Generosity has a shadow side few donors are warned about: give without boundaries long enough, and the mission starts running you instead of the other way around.
Ask any founder who has run a nonprofit, family foundation, or major giving program past its first flush of momentum, and you'll hear some version of the same confession: somewhere between the founding vision and the fifth annual gala, the giving stopped feeling like an extension of who they were and started feeling like an obligation they couldn't put down. That shift rarely announces itself. It creeps in one "yes" at a time.
Philanthropy culture rewards volume. The bigger the gift, the more coverage, the more board seats, the more assumed virtue. But virtue was never a volume knob, and treating it like one is how disciplined donors end up running programs that are wide instead of deep — funding everything worthy instead of the specific thing they were uniquely positioned to fund.
The Cost of Giving Without Boundaries
Every fundraising consultant has a story about the donor who approved three new initiatives in a single quarter because turning down a good idea felt ungenerous. Each initiative was defensible. None was sustainable. That is the trap: guilt-driven giving disguises itself as commitment, and by the time the operating budget shows the strain, the mission has already drifted from its founding thesis toward whatever the loudest applicant asked for last.
The pressure compounds for anyone whose public identity is entangled with their giving — visible founders, name-brand family foundations, donors whose personal story became the fundraising pitch. The expectation becomes perpetual escalation: keep expanding, keep proving the last gift wasn't a fluke. That expectation is a trap dressed up as ambition. A foundation that overextends its reserves doesn't end up serving more people. It ends up serving fewer, and serving them worse.

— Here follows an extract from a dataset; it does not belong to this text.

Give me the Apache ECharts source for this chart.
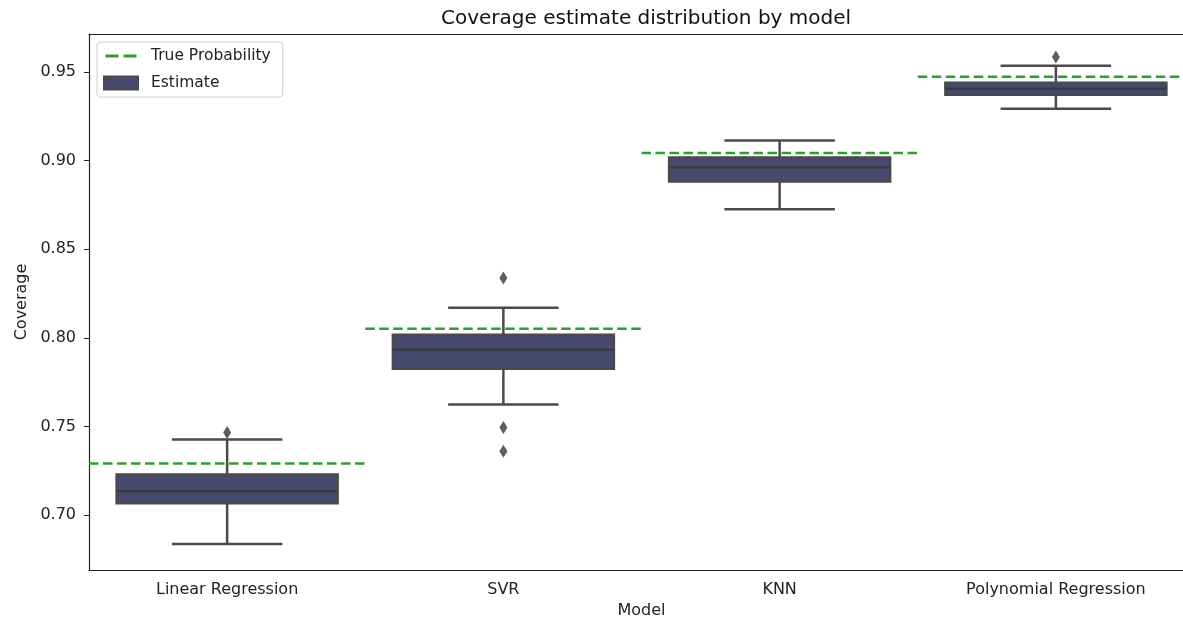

You cannot fund a future you believe in if you have already mortgaged the judgment that built it.
Reserves — financial, psychological, and organizational — are not a luxury line item. They are operating capital. Treat them with the same seriousness a CFO applies to working capital, because a mission that runs on fumes eventually can't run at all.
Building a Giving Practice That Sounds Like You
The best philanthropic strategies carry a signature. They reflect a specific frustration, a particular blind spot the founder noticed before anyone else did, a hard-won read on where a dollar does the most good. Generic giving — spread thin across whatever cause is trending in the boardroom that quarter — rarely outlasts the person who started it, because there was never a "why" distinct enough to survive their departure.
Recovering that specificity usually starts with an uncomfortable question, the kind a young grant recipient might ask a founder without meaning to be pointed: why did you actually start this? Not the polished answer from the gala remarks — the real one. Donors who can still answer that question honestly tend to run leaner, more durable programs. Donors who've lost the thread tend to fund whatever crosses their desk.
Staying inside your own giving requires deliberate, sometimes uncomfortable choices:
- Decline opportunities that are genuinely good but aren't yours to own — someone else's mission deserves a champion who actually built it.
- Protect time that belongs to no cause, no board, and no beneficiary — judgment needs room to recover before it can be trusted again.
- Audit the giving portfolio annually the way a CFO audits a balance sheet — watch for mission creep, obligation-funded initiatives, and programs kept alive by guilt rather than conviction.
- Tell the unpolished version of why the giving started — authenticity isn't a branding exercise, it's the mechanism that keeps a mission from drifting.
Philanthropy done well is not self-erasure — it is self-expression at scale, carried out with the same rigor a serious operator brings to any other capital allocation decision. The programs that last are not the ones that said yes to everything. They are the ones specific enough, and disciplined enough, to still sound like the person who started them a decade in.
Give generously. Give strategically. But give from a place rooted enough in your own judgment that no budget crisis, no well-meaning applicant, and no board pressure can talk you out of what you already know to be true. The sector doesn't need more hollow giving. It needs giving that's specific, sustained, and unmistakably intentional.